# ISP Decimator vs. G-string?



## budda (Oct 4, 2008)

So i've been tossing around the idea of getting a Decimator to help w/ noise.

there was one up on CL in TO for $75, probably shoulda jumped on that when i saw it. however when debating a $400 tattoo, you hold off on these things 

anyway, so i just ebay'd the Decimator to see if any are available. I clicked on the G-string, to see what exactly makes it different then the Decimator.

Is it basically you can run it this way:
guitar-boost-ISP-amp

and have your signal maintained?

I'm not sure i understand the benefits of the G-string, and will pick up the Decimator at some point.


----------



## stuh84 (Oct 4, 2008)

The benefits are, the noise gate that runs in your effects loop, is controlled by the input signal before it even hits your amp, as you plug it in before the amp. This way, the only thing affecting the noise gate is the actual guitar signal, not the already distorted preamp signal.


----------



## budda (Oct 4, 2008)

still not sure i get it lol.

how would it look all hooked up?

(im tired, cantcha tell?)


----------



## thedownside (Oct 4, 2008)

hmmmm, looks like you can run it similar to the boss ns2. run your raw guitar to the in, then loop in the od. i've been meaning to try this with my setup and my ns2, just havent gotten around to messing with it. i'll try it tommorow maybe


----------



## stuh84 (Oct 4, 2008)

To run the G string you go

Guitar > G string in > amp input
Effects loop > g string loop > Effects loop return

What happens on the input, influences the effects loops gate.


----------



## TomAwesome (Oct 4, 2008)

Guitar goes into the G-String input, OD and preamp go in the loop. I've also heard that the G-string has the faster gating that was updated on the rack units and never quite made it to the regular pedal version.


----------



## Sepultorture (Oct 4, 2008)

was this a Decimator pedal or the ProrackG


----------



## petereanima (Dec 1, 2008)

bumpedy-bump-bump

has anyone A/B-ed the normal Decimator and the G-string pedals yet? i'm aware of the frontofamp+intheloop-function of the G-string, but can anyone confirm the faster-attack thing that Tom mentioned?

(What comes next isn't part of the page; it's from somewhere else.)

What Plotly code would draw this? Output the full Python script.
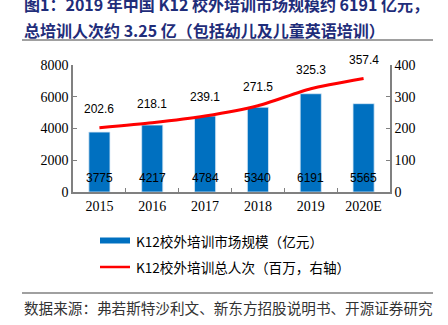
import plotly.graph_objects as go

years = ["2015", "2016", "2017", "2018", "2019", "2020E"]
market_size = [3775, 4217, 4784, 5340, 6191, 5565]
trainees = [202.6, 218.1, 239.1, 271.5, 325.3, 357.4]
left_ticks = [0, 2000, 4000, 6000, 8000]
right_ticks = [0, 100, 200, 300, 400]

title_line1 = "图1：2019 年中国 K12 校外培训市场规模约 6191 亿元，"
title_line2 = "总培训人次约 3.25 亿（包括幼儿及儿童英语培训）"
legend_bar = "K12校外培训市场规模（亿元）"
legend_line = "K12校外培训总人次（百万，右轴）"
source = "数据来源：弗若斯特沙利文、新东方招股说明书、开源证券研究"

W, H = 448, 325
L, R, T, B = 73, 390, 65, 192

def px(x):
    return (x - L) / (R - L)

def py(y):
    return (B - y) / (B - T)

CJK = "Noto Sans CJK SC"
SERIF = "Liberation Serif, Times New Roman, serif"
SANS = "Liberation Sans, Arial, sans-serif"
AXC = "#808080"

fig = go.Figure()
fig.add_trace(go.Bar(
    x=years, y=market_size, width=0.4,
    marker=dict(color="#0070C0", line=dict(color="#d9e8f5", width=0.8)),
    showlegend=False, hoverinfo="skip",
))
fig.add_trace(go.Scatter(
    x=years, y=trainees, yaxis="y2", mode="lines",
    line=dict(color="#FF0000", width=3, shape="spline", smoothing=0.6),
    showlegend=False, hoverinfo="skip",
))

ann = []
for i, v in enumerate(market_size):
    ann.append(dict(x=i, y=0, xref="x", yref="y", text=str(v), showarrow=False,
                    yshift=14, font=dict(family=SANS, size=12, color="#000000")))
for i, v in enumerate(trainees):
    ann.append(dict(x=i, y=v, xref="x", yref="y2", text=f"{v:.1f}", showarrow=False,
                    yshift=19, font=dict(family=SANS, size=12, color="#000000")))

ann += [
    dict(x=px(22), y=py(4), xref="paper", yref="paper", xanchor="left", yanchor="middle",
         text=f"<b>{title_line1}</b>", showarrow=False,
         font=dict(family=CJK, size=16, color="#1F2D7A")),
    dict(x=px(22), y=py(30), xref="paper", yref="paper", xanchor="left", yanchor="middle",
         text=f"<b>{title_line2}</b>", showarrow=False,
         font=dict(family=CJK, size=16, color="#1F2D7A")),
    dict(x=px(134), y=py(241), xref="paper", yref="paper", xanchor="left", yanchor="middle",
         text=legend_bar, showarrow=False, font=dict(family=CJK, size=13.6, color="#000000")),
    dict(x=px(134), y=py(267), xref="paper", yref="paper", xanchor="left", yanchor="middle",
         text=legend_line, showarrow=False, font=dict(family=CJK, size=13.6, color="#000000")),
    dict(x=px(22), y=py(307), xref="paper", yref="paper", xanchor="left", yanchor="middle",
         text=source, showarrow=False, font=dict(family=CJK, size=14.6, color="#333333")),
]

shapes = [
    dict(type="line", xref="paper", yref="paper", x0=px(22), x1=px(433), y0=py(40), y1=py(40),
         line=dict(color="#808080", width=1.5)),
    dict(type="rect", xref="paper", yref="paper", x0=px(100), x1=px(130), y0=py(237.5), y1=py(243.5),
         fillcolor="#0070C0", line=dict(width=0)),
    dict(type="line", xref="paper", yref="paper", x0=px(100), x1=px(130), y0=py(267), y1=py(267),
         line=dict(color="#FF0000", width=2.5)),
    dict(type="line", xref="paper", yref="paper", x0=px(22), x1=px(433), y0=py(293), y1=py(293),
         line=dict(color="#808080", width=1.5)),
]

fig.update_layout(
    width=W, height=H,
    margin=dict(l=L, r=W - R, t=T, b=H - B, autoexpand=False),
    paper_bgcolor="white", plot_bgcolor="white",
    bargap=0.6,
    xaxis=dict(type="category", range=[-0.5, 5.5], showgrid=False, showline=True,
               linecolor=AXC, linewidth=1.5, ticks="inside", ticklen=4, tickcolor=AXC,
               tickson="boundaries",
               tickfont=dict(family=SERIF, size=14, color="#000000")),
    yaxis=dict(range=[0, 8000], tickvals=left_ticks, showgrid=False, showline=True,
               linecolor=AXC, linewidth=1.5, ticks="inside", ticklen=4, tickcolor=AXC,
               zeroline=False, tickfont=dict(family=SERIF, size=14, color="#000000")),
    yaxis2=dict(range=[0, 400], tickvals=right_ticks, overlaying="y", side="right",
                showgrid=False, showline=True, linecolor=AXC, linewidth=1.5,
                ticks="inside", ticklen=4, tickcolor=AXC, zeroline=False,
                tickfont=dict(family=SERIF, size=14, color="#000000")),
    annotations=ann, shapes=shapes,
)

fig.write_html("out.html")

i'm ready to pick one of these up, would be good if the normal one works as good as the G-string when its up to attack.

i start to kinda hate the Boss NS-2 - works for me only with very extreme settings and then it starts sucking sustain a LOT, also i start to mention a little "farting" (besides the usual "sag" from my amp, that i love) after stopped palm mutes.


----------



## TomAwesome (Dec 1, 2008)

Since it's been bumped anyway, does anyone have anything to say about the G-String vs the Pro Rack G?


----------



## Sang-Drax (Dec 1, 2008)

I'm also curious on this one =)


----------



## darren (Dec 1, 2008)

I thought the ProRack and G-String were almost identical from a circuitry standpoint.

I'm about to trade my regular Decimator for a G-String because while it does a nice job in front of the amp, once i shut off the boost and switch to the clean channel, it lops off my attack. The G-String will give me the noise suppression i need plus i won't ever have to shut it off.


----------